La verdad es que ya no podía llamar a ninguno de los ángeles de antaño, ni siquiera a Ema, a ella a quien menos. Lo terrible era que no podía olvidarlos y que (nunca lo admitiría en su presencia) los echaba de menos. Me echaba de menos a mí, al que fui en aquella época, con ellos.


Al final, España eligió la explosión de libertad de los ochenta, con su Movida madrileña, su Malasaña y su Almodóvar, sucesores del «destape» y de las primeras tetas en la gran pantalla después de Franco, ya fueran justificadas o no. Recuerdo que, cuando más tarde esas películas llegaron a nosotros (tendríamos unos diecisiete o dieciocho años), apostábamos a que antes del minuto dos habría una escena de desnudo. Por eso nos encantaba el cine español.
En cualquier caso, no hubo ninguna guerra civil durante el referéndum, tal y como habían vaticinado los analistas más agoreros (el apoyo a Franco resultó ser menor del esperado), y España volvía feliz a la fiesta y el color de los ochenta.

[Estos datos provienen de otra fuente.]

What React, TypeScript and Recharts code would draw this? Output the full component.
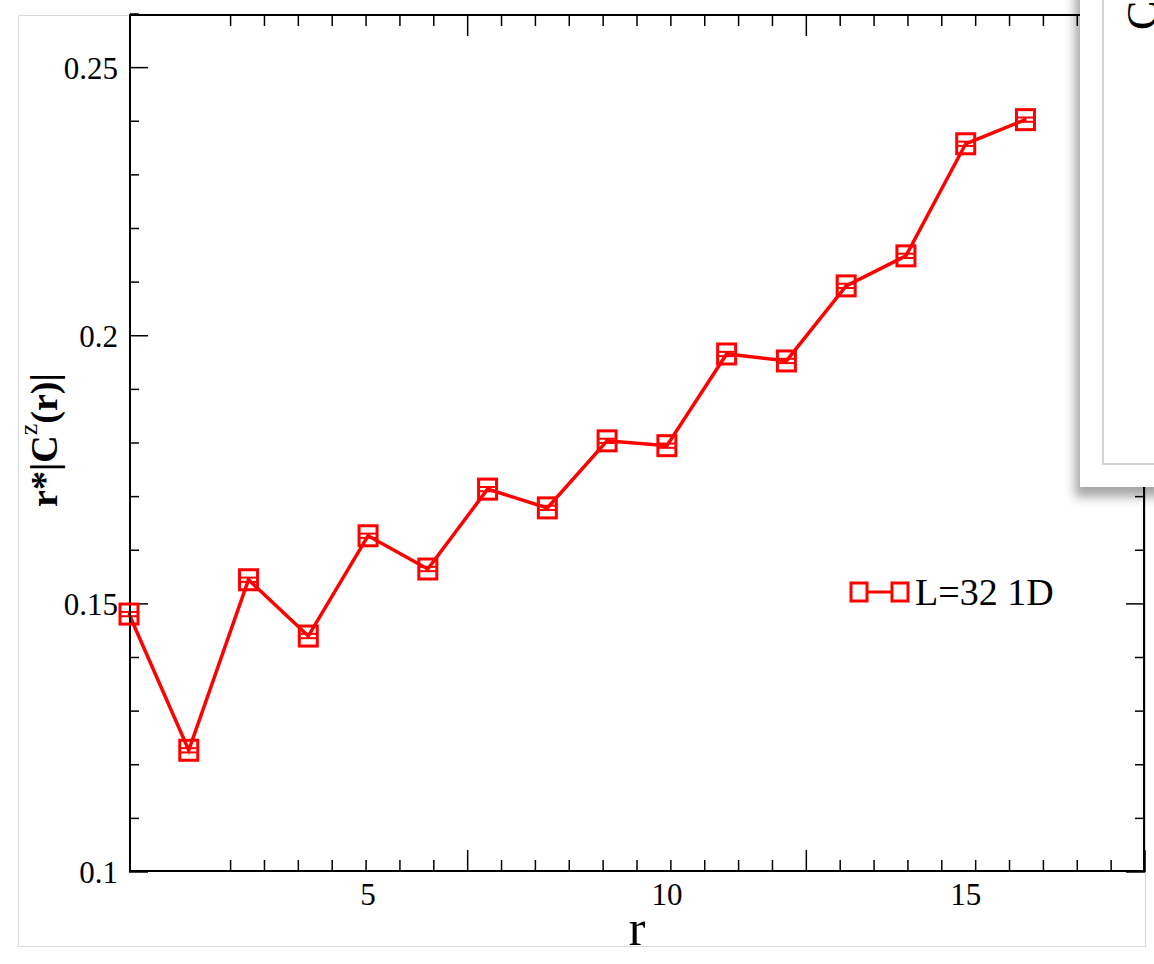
import React from 'react';
import { LineChart, Line, XAxis, YAxis, ErrorBar, Legend } from 'recharts';

const rValues = [1, 2, 3, 4, 5, 6, 7, 8, 9, 10, 11, 12, 13, 14, 15, 16];
const corrValues = [
  0.1481, 0.1227, 0.1545, 0.144, 0.1627, 0.1565, 0.1714, 0.1679,
  0.1804, 0.1795, 0.1966, 0.1953, 0.2093, 0.2149, 0.2358, 0.2403,
];
const errValues = [
  0.0004, 0.0004, 0.0004, 0.0004, 0.0004, 0.0004, 0.0004, 0.0004,
  0.0004, 0.0004, 0.0004, 0.0004, 0.0004, 0.0004, 0.0004, 0.0004,
];
const seriesName = 'L=32 1D';

const xDomain = [1, 18];
const yDomain = [0.1, 0.26];
const xMajorTicks = [5, 10, 15];
const xMinorTicks = [
  1.5, 2, 2.5, 3, 3.5, 4, 4.5, 5.5, 6, 6.5, 7, 7.5, 8, 8.5, 9, 9.5,
  10.5, 11, 11.5, 12, 12.5, 13, 13.5, 14, 14.5, 15.5, 16, 16.5, 17, 17.5,
];
const yMajorTicks = [0.1, 0.15, 0.2, 0.25];
const yMinorTicks = [
  0.11, 0.12, 0.13, 0.14, 0.16, 0.17, 0.18, 0.19, 0.21, 0.22, 0.23, 0.24, 0.26,
];

const data = rValues.map((r, i) => ({ r, v: corrValues[i], e: errValues[i] }));

const RED = '#ff0000';
const FONT = '"Liberation Serif", "Times New Roman", serif';
const tickStyle = { fontSize: 31, fill: '#000', fontFamily: FONT };
const blank = () => <g />;

const SquareDot = (props: any) => {
  const { cx, cy, index } = props;
  if (cx == null || cy == null) return <g key={`d-${index}`} />;
  return (
    <rect
      key={`d-${index}`}
      x={cx - 9}
      y={cy - 10}
      width={18}
      height={20}
      fill="none"
      stroke={RED}
      strokeWidth={3}
    />
  );
};

const YLabel = (props: any) => {
  const vb = props.viewBox || {};
  const x = vb.x - 15;
  const y = vb.y + vb.height / 2 - 3;
  return (
    <text
      x={x}
      y={y}
      transform={`rotate(-90 ${x} ${y})`}
      textAnchor="middle"
      dominantBaseline="central"
      fontFamily={FONT}
      fontWeight="bold"
      fontSize={38}
      fill="#000"
    >
      r*|C
      <tspan dy={-16} fontSize={26} fontWeight="normal">z</tspan>
      <tspan dy={16}>(r)|</tspan>
    </text>
  );
};

const XLabel = (props: any) => {
  const vb = props.viewBox || {};
  return (
    <text
      x={vb.x + vb.width / 2}
      y={vb.y + 73}
      textAnchor="middle"
      fontFamily={FONT}
      fontSize={50}
      fill="#000"
    >
      r
    </text>
  );
};

const LegendContent = () => (
  <div
    style={{
      display: 'flex',
      alignItems: 'center',
      fontFamily: FONT,
      fontSize: 38,
      color: '#000',
      whiteSpace: 'nowrap',
      lineHeight: '44px',
    }}
  >
    <svg width={64} height={24} style={{ display: 'block' }}>
      <line x1={19} y1={12} x2={45} y2={12} stroke={RED} strokeWidth={3} />
      <rect x={3} y={3} width={16} height={18} fill="none" stroke={RED} strokeWidth={3} />
      <rect x={44} y={3} width={16} height={18} fill="none" stroke={RED} strokeWidth={3} />
    </svg>
    <span style={{ marginLeft: 3 }}>{seriesName}</span>
  </div>
);

export default function App() {
  const axisLineStyle = { stroke: '#000', strokeWidth: 2 };
  const tickLineStyle = { stroke: '#000', strokeWidth: 1.5 };
  return (
    <div
      style={{
        position: 'absolute',
        left: 0,
        top: 0,
        width: 1154,
        height: 964,
        overflow: 'hidden',
        background: '#fff',
      }}
    >
      {/* window frame */}
      <div
        style={{
          position: 'absolute',
          left: 18,
          top: 15,
          width: 1128,
          height: 932,
          border: '1.5px solid #d9d9d9',
          boxSizing: 'border-box',
        }}
      />
      <div style={{ position: 'absolute', left: 0, top: 0 }}>
        <LineChart
          width={1154}
          height={964}
          data={data}
          margin={{ top: 14, right: 9, bottom: 32, left: 59 }}
        >
          {/* labelled axes */}
          <XAxis
            xAxisId="main"
            dataKey="r"
            type="number"
            domain={xDomain}
            ticks={xMajorTicks}
            interval={0}
            orientation="bottom"
            height={60}
            axisLine={false}
            tickLine={false}
            tickSize={0}
            tickMargin={11}
            tick={tickStyle}
            label={(p: any) => <XLabel {...p} />}
          />
          <YAxis
            yAxisId="main"
            type="number"
            domain={yDomain}
            ticks={yMajorTicks}
            interval={0}
            orientation="left"
            width={70}
            axisLine={false}
            tickLine={false}
            tickSize={0}
            tickMargin={11}
            tick={tickStyle}
            label={(p: any) => <YLabel {...p} />}
          />
          {/* bottom frame ticks */}
          <XAxis xAxisId="bMin" type="number" domain={xDomain} allowDataOverflow ticks={xMinorTicks} interval={0}
            orientation="bottom" mirror height={1} tickSize={11} tick={blank} axisLine={axisLineStyle} tickLine={tickLineStyle} />
          <XAxis xAxisId="bMaj" type="number" domain={xDomain} allowDataOverflow ticks={xMajorTicks} interval={0}
            orientation="bottom" mirror height={1} tickSize={22} tick={blank} axisLine={false} tickLine={tickLineStyle} />
          {/* top frame ticks */}
          <XAxis xAxisId="tMin" type="number" domain={xDomain} allowDataOverflow ticks={xMinorTicks} interval={0}
            orientation="top" mirror height={1} tickSize={11} tick={blank} axisLine={axisLineStyle} tickLine={tickLineStyle} />
          <XAxis xAxisId="tMaj" type="number" domain={xDomain} allowDataOverflow ticks={xMajorTicks} interval={0}
            orientation="top" mirror height={1} tickSize={22} tick={blank} axisLine={false} tickLine={tickLineStyle} />
          {/* left frame ticks */}
          <YAxis yAxisId="lMin" type="number" domain={yDomain} allowDataOverflow ticks={yMinorTicks} interval={0}
            orientation="left" mirror width={1} tickSize={9} tick={blank} axisLine={axisLineStyle} tickLine={tickLineStyle} />
          <YAxis yAxisId="lMaj" type="number" domain={yDomain} allowDataOverflow ticks={yMajorTicks} interval={0}
            orientation="left" mirror width={1} tickSize={19} tick={blank} axisLine={false} tickLine={tickLineStyle} />
          {/* right frame ticks */}
          <YAxis yAxisId="rMin" type="number" domain={yDomain} allowDataOverflow ticks={yMinorTicks} interval={0}
            orientation="right" mirror width={1} tickSize={9} tick={blank} axisLine={axisLineStyle} tickLine={tickLineStyle} />
          <YAxis yAxisId="rMaj" type="number" domain={yDomain} allowDataOverflow ticks={yMajorTicks} interval={0}
            orientation="right" mirror width={1} tickSize={19} tick={blank} axisLine={false} tickLine={tickLineStyle} />

          <Legend
            layout="horizontal"
            verticalAlign="middle"
            align="center"
            content={() => <LegendContent />}
            wrapperStyle={{ left: 848, top: 570, width: 'auto', right: 'auto', bottom: 'auto' }}
          />

          <Line
            xAxisId="main"
            yAxisId="main"
            dataKey="v"
            name={seriesName}
            stroke={RED}
            strokeWidth={3.5}
            dot={(p: any) => <SquareDot {...p} />}
            activeDot={false}
            isAnimationActive={false}
          >
            <ErrorBar dataKey="e" direction="y" width={8} stroke={RED} strokeWidth={2} isAnimationActive={false} />
          </Line>
        </LineChart>
      </div>
      {/* overlapping inset window at top right */}
      <div
        style={{
          position: 'absolute',
          left: 1080,
          top: -20,
          width: 120,
          height: 507,
          background: '#fff',
          boxShadow: '-5px 10px 10px rgba(0,0,0,0.35)',
        }}
      >
        <div
          style={{
            position: 'absolute',
            left: 22,
            top: 0,
            width: 120,
            height: 485,
            borderLeft: '2px solid #d4d4d4',
            borderBottom: '2px solid #d4d4d4',
            boxSizing: 'border-box',
          }}
        />
        <svg width={120} height={80} style={{ position: 'absolute', left: 0, top: 0 }}>
          <text
            x={62}
            y={50}
            transform="rotate(-90 62 50)"
            fontFamily={FONT}
            fontSize={44}
            fill="#000"
            dominantBaseline="central"
          >
            C
          </text>
        </svg>
      </div>
    </div>
  );
}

Una vez, de paso por Madrid y a finales de un caluroso septiembre, pasada ya la medianoche, me vi en una pequeña plaza abarrotada de jóvenes bebiendo cerveza, tragafuegos, fumadores de porros, guitarristas, grupos de amigos riendo a viva voz… Una escena que habría encajado bien en un variado abanico de siglos anteriores. Más tarde, de regreso a casa, en las callejuelas aledañas, vi a los chicos y chicas orinando con toda la calma del mundo en la acera, entre los coches. Así olía Madrid: a cerveza y orina, y es innegable que en ese olor había alegría.